IT proved to be a wonderful weekend for Cork and Irish basketball as the Mardyke Arena and the Neptune Stadium hosted the National Cup semi-finals, drawing massive attendances at both venues across three days.
While there were some high-profile defeats for UCC Demons and Neptune, Glanmire continue their quest for five in a row, Ballincollig and Fr Mathew's women's team made their first Hula Hoops cup deciders, while Brunell, Glanmire and Neptune will contest underage finals. Demons' second team qualified for the Intermediate Cup final, having also won it last year.
In total six Cork club and seven teams, as Glanmire are in the senior and U18 showpieces, will feature on the finals weekend at the National Basketball Arena on January 26-28.
Neptune went into the weekend holders of the U18, U20 and President’s Cups but lost two of them with only the U18 team qualifying, even if mitigating factors played a significant part in those losses.
The emphatic defeat by UCC Demons in the Senior Men’s Cup at the hands Templeogue was disappointing, and a major talking point from the weekend was what does the future hold for Cork clubs at the highest level of Irish basketball?
In the case of Demons, the club has slid down the rankings over the past two years, and now questions are being raised about the future of the club competing at SuperLeague level. Make no mistake it if Demons were to withdraw from the league it would have a huge impact on the sport.
So what has gone wrong with Demons? Since last season they lost cousins Ciarán and Ronan O’Sullivan to Ballincollig and with Roy Downey returning to Neptune as well they no longer have a deep squad.

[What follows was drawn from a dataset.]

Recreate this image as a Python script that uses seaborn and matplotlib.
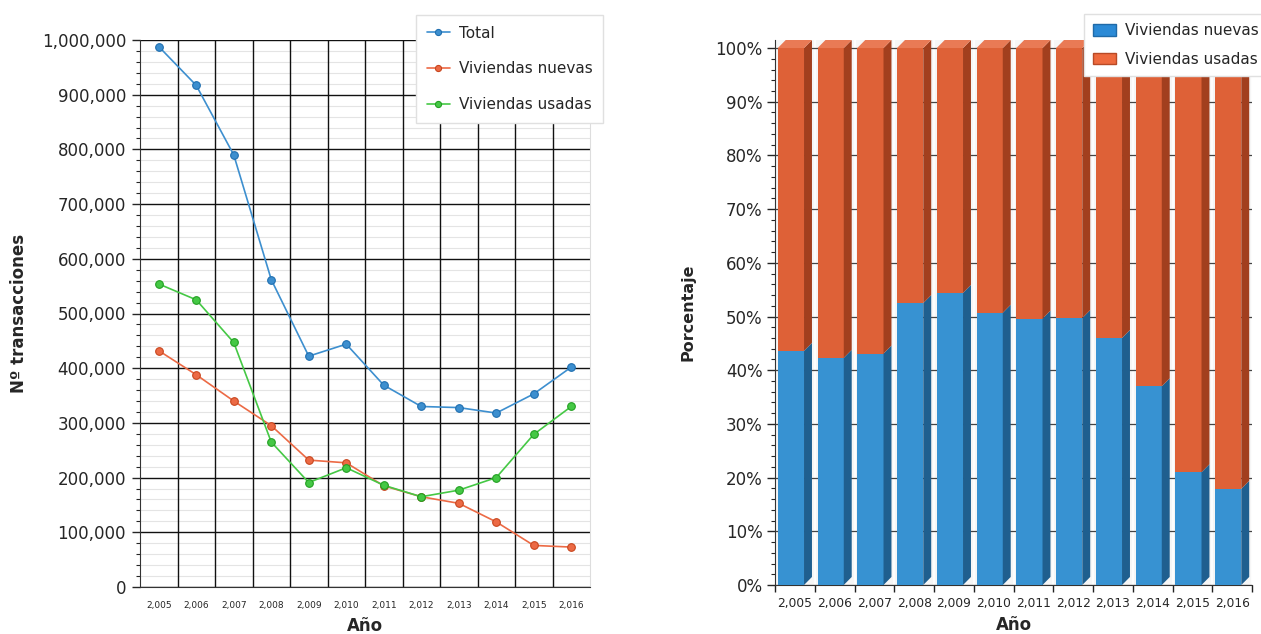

On top of that trio, Niall Murphy retired following a series of injuries. That left a void they simply couldn't fill.
Player-coach Colin O'Reilly enjoyed huge success in his previous stints at the club, but now they need to quality for the top four in the league and the Champions Trophy semi-finals for a shot at silverware.
Beyond that, what do Demons need to compete in the Super League next season?
Well, first they need to look at the players within their current underage and back-up teams. If they meet the criteria to make the step up, even as squad players they should be encouraged to do so.
The second option would be to recruit but Demons have been slow to do this over the years and this has hurt the senior team.
Despite what people are forecasting for Demons, everything will be done possible to keep the show on the road as this club has been competing at the highest level of basketball for over 50 years.
There was major talk that Neptune would be taking the step back to the Super League next season but after their loss to Killorglin, there are doubts whether they are ready to compete at the top level.
To be fair, Killorglin have two Americans and two Bosmans on their books and that’s hard for a club like Neptune to compete against. The Kerry side are 13-0 in the First Division and will be hot favourites against Ballincollig in the President's Cup final. Neptune pushed them hard and there was no disgrace in losing their crown last Friday night.
What was more worrying was their 49-point defeat to Moycullen in the U20 Men’s semi-final a result that sent shockwaves through the basketball fraternity.
Just like Demons, Neptune have lost some talented ballers.
Sean Jenkins and Adam Drummond are now playing in the States and Cian Heaphy is out with an injury. That's three starters. No club could afford to lose that calibre of player.
On top of that, the sudden death of Liam Chandler in November was heart-breaking for all associated with the club.
The difficulty for the Cork superpowers is how to compete with their Dublin counterparts in attracting European players to their clubs. Dublin is now very much a cosmopolitan city and when you look at many teams in the Super League they now have a glut of European players in their squads.
There is a meeting of clubs shortly to discuss how to get teams playing off a level playing field and the result of that debate will be interesting. How about starting with teams to have three Irish players on the court at any given time?
Cork was once known as the hotbed of Irish basketball in the men's Super League but sadly that title is slowly slipping away from us. One thing the Dubs will never take from us though is our willingness to support basketball teams, no matter who is playing on Leeside.